Rockies offense springing into action |

Rockies offense springing into action

Jim Armstrong
The Denver Post
(HC)Colorado Rockies Clint Barmes hits home run from Chicago Cubs Ryan Dempster in the 7th inning of the game against Chicago Cubs at Coors Field on Saturday. Chicago won 6-5. Hyoung Chang/ The Denver Post

SURPRISE, Ariz. – It’s one of Jim Tracy’s favorite sayings, which is saying something since the Rockies manager seemingly wrote the book about favorite sayings.

“We’re not trying to reinvent the wheel,” Tracy was saying the other day.

But the Rockies are trying to re-invent a few 2009 batting averages. Clint Barmes’ .245, for instance. Or the .228 mark shared by Ian Stewart and Chris Iannetta. Or the .241 by Ryan Spilborghs, 72 points below the .313 he hit a year earlier.
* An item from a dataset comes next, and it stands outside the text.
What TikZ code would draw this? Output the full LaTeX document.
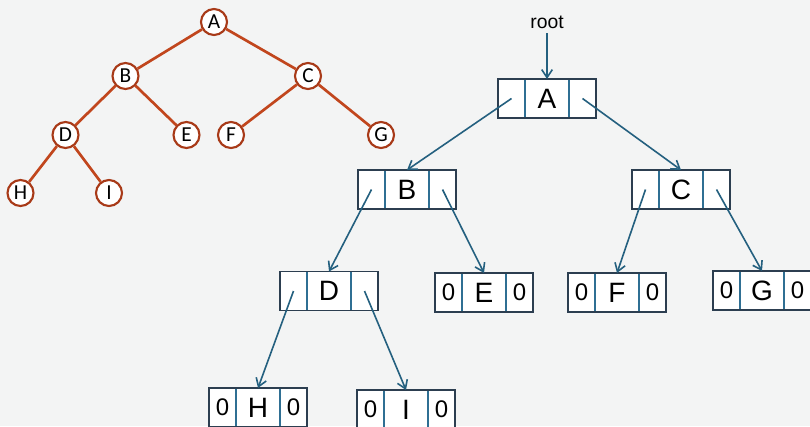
\documentclass[tikz,border=0pt]{standalone}
\usepackage{fontspec}
\setmainfont{Liberation Sans}
\newfontfamily\circfont{Carlito}
\usetikzlibrary{arrows.meta}

\definecolor{treeorange}{HTML}{C1461D}
\definecolor{ringred}{HTML}{A83A18}
\definecolor{linkblue}{HTML}{24607F}
\definecolor{frameblue}{HTML}{2C3E50}
\definecolor{cellblue}{HTML}{2F6F93}
\definecolor{paper}{HTML}{F3F4F4}

% one linked-list style node: left pointer cell, data cell, right pointer cell
\newcommand\treebox[6]{%
  \node[sidecell, anchor=north west] (#1l) at (#2,#3) {#4};
  \node[midcell, anchor=north west] (#1) at (#1l.north east) {#5};
  \node[sidecell, anchor=north west] (#1r) at (#1.north east) {#6};
  \draw[boxframe] (#1l.north west) rectangle (#1r.south east);
}

\tikzset{
  vertex/.style={circle, draw=ringred, line width=1.6pt, fill=white,
    minimum size=19.5pt, inner sep=0pt, font=\circfont\fontsize{16}{16}\selectfont},
  edge/.style={treeorange, line width=2pt},
  sidecell/.style={rectangle, draw=cellblue, line width=0.9pt, fill=white,
    minimum width=20.25pt, minimum height=29.25pt, inner sep=0pt, outer sep=0pt,
    font=\fontsize{18}{18}\selectfont},
  midcell/.style={rectangle, draw=cellblue, line width=0.9pt, fill=white,
    minimum width=33pt, minimum height=29.25pt, inner sep=0pt, outer sep=0pt,
    font=\fontsize{21}{21}\selectfont},
  boxframe/.style={frameblue, line width=1.1pt},
  link/.style={linkblue, line width=1.2pt, -{Straight Barb[length=6pt, width=8pt, line width=1.2pt]}},
}

\begin{document}
\begin{tikzpicture}[x=0.75pt, y=-0.75pt]
  \useasboundingbox (0,0) rectangle (810,426);
  \fill[paper] (0,0) rectangle (810,426);
  \begin{scope}
  \clip (0,0) rectangle (810,426);

  % binary tree drawn with circles
  \node[vertex] (tA) at (214,22) {A};
  \node[vertex] (tB) at (125.5,76) {B};
  \node[vertex] (tC) at (308,76) {C};
  \node[vertex] (tD) at (65.5,135) {D};
  \node[vertex] (tE) at (186.5,135) {E};
  \node[vertex] (tF) at (231,135) {F};
  \node[vertex] (tG) at (381,135) {G};
  \node[vertex] (tH) at (20.5,193) {H};
  \node[vertex] (tI) at (109,193) {I};
  \foreach \a/\b in {tA/tB, tA/tC, tB/tD, tB/tE, tC/tF, tC/tG, tD/tH, tD/tI}
    \draw[edge] (\a) -- (\b);

  % linked representation
  \node[font=\fontsize{14.5}{14.5}\selectfont] (root) at (547,22) {root};
  \treebox{nA}{498}{79}{}{A}{}
  \treebox{nB}{358}{170}{}{B}{}
  \treebox{nC}{632}{170}{}{C}{}
  \treebox{nD}{280}{271.5}{}{D}{}
  \treebox{nE}{435}{273}{0}{E}{0}
  \treebox{nF}{568}{273}{0}{F}{0}
  \treebox{nG}{713}{271}{0}{G}{0}
  \treebox{nH}{209}{388}{0}{H}{0}
  \treebox{nI}{357}{390}{0}{I}{0}

  \draw[link] (root) -- (nA.north);
  \draw[link] (nAl.center) -- (nB.north);
  \draw[link] (nAr.center) -- (nC.north);
  \draw[link] (nBl.center) -- (nD.north);
  \draw[link] (nBr.center) -- (nE.north);
  \draw[link] (nCl.center) -- (nF.north);
  \draw[link] (nCr.center) -- (nG.north);
  \draw[link] (nDl.center) -- (nH.north);
  \draw[link] (nDr.center) -- (nI.north);
  \end{scope}
\end{tikzpicture}
\end{document}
Tracy has preached a new approach at the plate this spring after the Rockies hit .261 in 2009, the lowest mark in franchise history, and struck out more than any other National League team except Arizona.

Stay behind the ball. Hit it up the middle. Don’t be pull happy. If you can’t get a hit, move up a runner. Those have been Tracy’s instructions from Day One. And just to drive home the point, Tracy had orange traffic cones placed in center field for batting practice this spring.

The results? The Rockies are leading the National League in hitting (.312). And it’s no coincidence they are leading the majors in doubles (77) and triples (18), many of which have landed in center field, or the opposite field.

“We want to be in position where mentally we’re not going to take any pitches off,” Tracy said. “That’s the message we’ve been trying to send. I think they’ve gotten the message.”

This isn’t just a helpful suggestion from the manager. It isn’t just an idea Tracy is hoping to implement. It’s a direct order.

Gone are the days of the Blake Street Bombers. The Rockies are evolving into a pitching- and defensive-oriented team.